Muitos juízes machistas e incultos e muitas senhoras bisbilhoteiras e pudicas fizeram lá seus julgamentos precipitados. Fiquei de fora, olhando o desabrochar da tia.

Tentando atrapalhar a hora do bem-bom, ainda de alma suja, o ex e para sempre devasso, suplicava por água ou comida. Deus me perdoe se estiver pecando, mas a língua, antigamente libidinosa, falava atrapalhada. Maria Helena fingia nem estar escutando. Cláudio Braga, já conhecedor de sua vida, de seu tormento e de sua dor, resolveu ser agente ativo do castigo (ou vingança, como queiram). Comungava com o pensamento de que, em tempo algum, mulher alguma deveria ser considerada serventia e depósito de insensibilidades dos homens.

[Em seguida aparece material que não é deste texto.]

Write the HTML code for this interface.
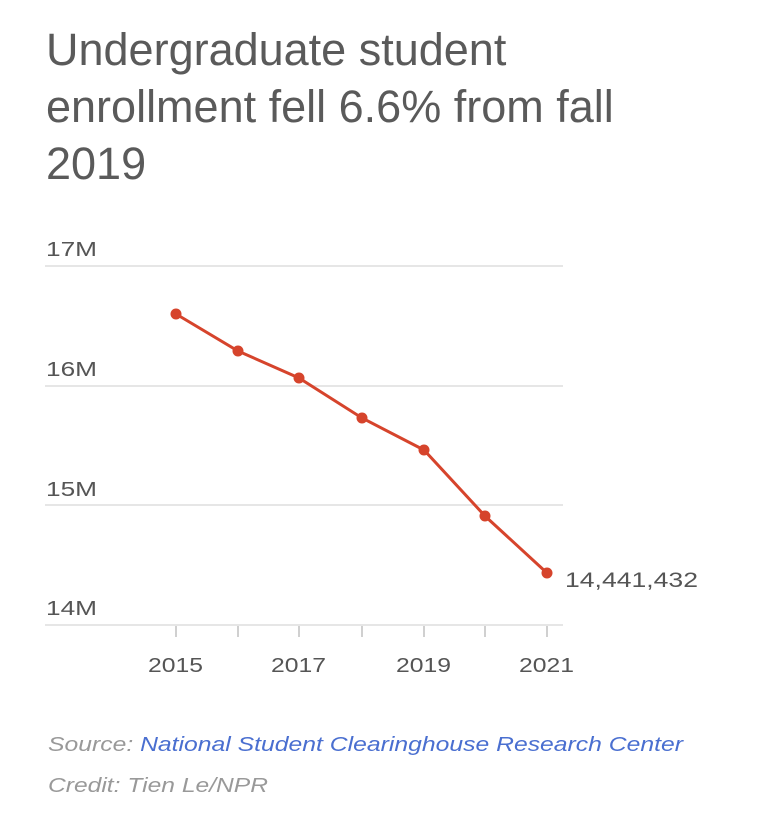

– Comida e água, Juvenal, só depois do amor. Aguarde! Se quiser, aguarde! Peraí.

O marido da tia já se foi. Cláudio e Malena (como a trata), formam um casal de bons e velhos enamorados e amigos. Fazem o amor possível.

Na última vez que estive com eles, mal tinham acabado de voltar da Grécia, duma espécie de lua de qualquer coisa. Peles limpas e renovados. Contou-me o Braga que sua Maria Helena viu o filme da Shirley Valentine e, de comum acordo, decidiram conhecer o paraíso da volta por cima de uma mulher que se viu frustrada e insultada por um sujeitinho qualquer.

Hoje, morando em Santos, a grande sala do apartamento de cobertura abriga um Fritz Dobbert num canto. Mais como enfeite e parte das lembranças dos socorros recebidos, estão as imagens do bondoso São Judas Tadeu e de Santa Cecília. No inverno, tempo nublado, praias vazias, Malena toca suas músicas e as de Braga. Afixada na porta não existe nenhuma placa de "Aulas de Piano".

Gerson, o antigo aprendiz é, além de grande músico, bom amigo do casal e meu. Ganhei dele a honraria de uma música.

Independente de qualquer coisa, gostei de escrever sobre Tia Maria Helena e sua merecida felicidade. Fez bem pra alma. Como fez!

Definitivamente, já escolhi o título da crônica:

A PRIMAVERA DE MARIA HELENA."
Leila Jalul.

7 comentários:

Fatyly disse...

Simplesmente fantástico e com um final surpreendente! ADOREI!

Beijocas do lado de cá do oceano

José A. Soares disse...

Muito bom,
ainda bem que vivemos tempos melhores para as mulheres, apesar de existirem ainda muitos "juvenais".
Parabéns pelo post! bjs

Anônimo disse...

Ótimo post. A crônica é muito boa, tem passagens e coisas muito interessantes. Gostei também do título que você escolheu. É muito bom estar aqui. O modo como você alinha as palavras me conquistou. Voltarei mais vezes. Bjssssssssss

peciscas disse...

Que maravilha de texto.
Saboroso até mais não.
Ao lê-lo, veio-me logo à memória o grande mestre Jorge Amado, para mim o escritor que me fez enfeitiçar por essa prosa ornada de palavras que, muitas vezes nem sei o que significam ao certo, mas que compreendo cabalmente, porque me batem na sensibilidade.Ou seja, por essa literatura brasileira de cariz aparentemente mais leve mas que não deixa de ser de alta qualidade.Nessa literatura me revejo.
Este texto da Leila é mesmo assim como os do Jorge Amado. Tem algo de D. Flor e Seus Dois Maridos.
Parabéns à Leila e a ti por nos teres proporcionado a leitura deste naco de excelente literatura.

Jalul disse...

Aos bons amigos que comentam meus textos, ainda àqueles que trazem construtivas críticas, só me resta agradecer.

Odele, esta amiga de todas as horas, tem sido minha incentivadora. Ela bem sabe o que a escrita significa para minha pessoa. Não permito que minhas limitações físicas atrapalhem minhas idéias. Cedendo espaço para publicá-las ajuda, em muito, a minha produção. Através do Oficina de Palavras, vou correndo o mundo e conhecendo os bons amigos de Odele.

Fatyly, José Soares, Marli Borges e Peciscas, muito obrigada!
Quero melhorar sempre.
Odele, um grande abraço.

Sofá Amarelo disse...

Que fantástico, que bom revelar alguém de uma escrita tão natural e saborosa. Obrigado!

Os maiores beijinhos!!!

Blogando Francês disse...

Ola querida.
Estou fazendo uma pausa nas postagens do Interagindo, mas continuarei visitando os amigos.